───── SOURCE DATA ─────
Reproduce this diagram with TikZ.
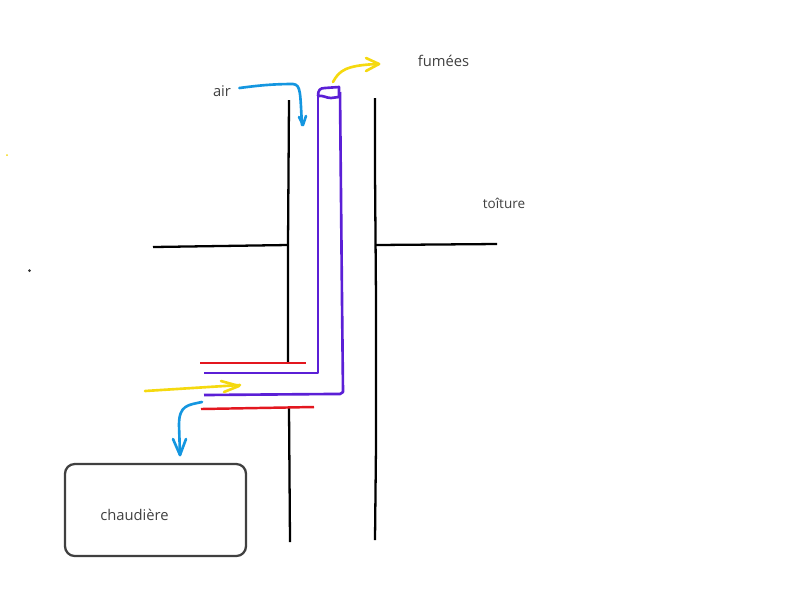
\documentclass[tikz,border=0pt]{standalone}
\usepackage{fontspec}
\setmainfont{Open Sans}
\usetikzlibrary{arrows.meta,calc}
\definecolor{flueviolet}{HTML}{5B1FD6}
\definecolor{fumeyellow}{HTML}{F5D90F}
\definecolor{airblue}{HTML}{1496E0}
\definecolor{sleevered}{HTML}{E3171F}
\definecolor{labelgrey}{HTML}{404040}
\tikzset{
  wall/.style={line width=1.3pt, black},
  flue/.style={line width=1.5pt, flueviolet, line join=round},
  sleeve/.style={line width=1.4pt, sleevered},
  fume/.style={line width=1.5pt, fumeyellow, line cap=round, line join=round},
  airflow/.style={line width=1.5pt, airblue, line cap=round, line join=round},
  label/.style={text=labelgrey, font=\fontsize{8.4}{10}\selectfont, inner sep=0pt},
}
\begin{document}
\begin{tikzpicture}[x=0.02cm, y=-0.02cm]
  \useasboundingbox (0,0) rectangle (800,600);

  % Labels
  \node[label] (air) at (222,91) {air};
  \node[label] (fumees) at (443.5,60.5) {fumées};
  \node[label, font=\fontsize{7.7}{10}\selectfont] (toiture) at (504,203.5) {toîture};

  % Boiler
  \node[draw=labelgrey, line width=1.3pt, rounded corners=5.5pt, minimum width=3.62cm,
        minimum height=1.84cm, inner sep=0pt, outer sep=0pt] (boiler) at (155.5,510) {};
  \node[label] (chaudiere) at (134.5,514.5) {chaudière};

  % Chimney walls
  \draw[wall] (289,100) -- (288,245) -- (288,363);
  \draw[wall] (289,408) -- (290,542);
  \draw[wall] (375,98) -- (375,172) -- (376,300) -- (376,445) -- (375,540);

  % Roof
  \draw[wall] (153,247) -- (288,245);
  \draw[wall] (376,245) -- (497,244);

  % Wall sleeve
  \draw[sleeve] (200,363) -- (306,363);
  \draw[sleeve] (201,409) -- (314,407);

  % Flue
  \draw[flue] (204,373) -- (318,373) -- (318,96);
  \draw[flue] (204,395) -- (330,394) -- (340,394) -- (343,392) -- (342,300) -- (340,92);
  \draw[flue] (318,96) .. controls (318,90) and (320,88) .. (325,88) -- (339,87) -- (339,97)
    -- (331,98) .. controls (326,98) and (323,95) .. (318,96);

  % Smoke arrows
  \draw[fume] (333,82) .. controls (339,71) and (345,65) .. (379,64);
  \draw[fume] (366,58) -- (379,64) -- (366,71);
  \draw[fume] (145,391) -- (240,385);
  \draw[fume] (221,381) -- (239,386) -- (224,392);

  % Air arrows
  \draw[airflow] ($(air.east)+(8,-3)$) .. controls (255,86) and (270,84) .. (293,84)
    .. controls (301,85) and (300,92) .. (302,125);
  \draw[airflow] (299,117) -- (303,125) -- (306,116);
  \draw[airflow] (202,402) .. controls (188,405) and (179,405) .. (179,425) -- (180,455);
  \draw[airflow] (173,439) -- (180,455) -- (186,439);

  % Stray dots
  \fill[fumeyellow] (7,155) circle (1);
  \fill[black!80] (29.5,270.5) circle (1.5);
\end{tikzpicture}
\end{document}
─────
Quote, please, every line of the material above from its start through the line that has "(376,445) -- (375,540);", reproducing the words exactly and dropping any images.

__SOLUTION BELOW__
Reproduce this diagram with TikZ.
\documentclass[tikz,border=0pt]{standalone}
\usepackage{fontspec}
\setmainfont{Open Sans}
\usetikzlibrary{arrows.meta,calc}
\definecolor{flueviolet}{HTML}{5B1FD6}
\definecolor{fumeyellow}{HTML}{F5D90F}
\definecolor{airblue}{HTML}{1496E0}
\definecolor{sleevered}{HTML}{E3171F}
\definecolor{labelgrey}{HTML}{404040}
\tikzset{
  wall/.style={line width=1.3pt, black},
  flue/.style={line width=1.5pt, flueviolet, line join=round},
  sleeve/.style={line width=1.4pt, sleevered},
  fume/.style={line width=1.5pt, fumeyellow, line cap=round, line join=round},
  airflow/.style={line width=1.5pt, airblue, line cap=round, line join=round},
  label/.style={text=labelgrey, font=\fontsize{8.4}{10}\selectfont, inner sep=0pt},
}
\begin{document}
\begin{tikzpicture}[x=0.02cm, y=-0.02cm]
  \useasboundingbox (0,0) rectangle (800,600);

  % Labels
  \node[label] (air) at (222,91) {air};
  \node[label] (fumees) at (443.5,60.5) {fumées};
  \node[label, font=\fontsize{7.7}{10}\selectfont] (toiture) at (504,203.5) {toîture};

  % Boiler
  \node[draw=labelgrey, line width=1.3pt, rounded corners=5.5pt, minimum width=3.62cm,
        minimum height=1.84cm, inner sep=0pt, outer sep=0pt] (boiler) at (155.5,510) {};
  \node[label] (chaudiere) at (134.5,514.5) {chaudière};

  % Chimney walls
  \draw[wall] (289,100) -- (288,245) -- (288,363);
  \draw[wall] (289,408) -- (290,542);
  \draw[wall] (375,98) -- (375,172) -- (376,300) -- (376,445) -- (375,540);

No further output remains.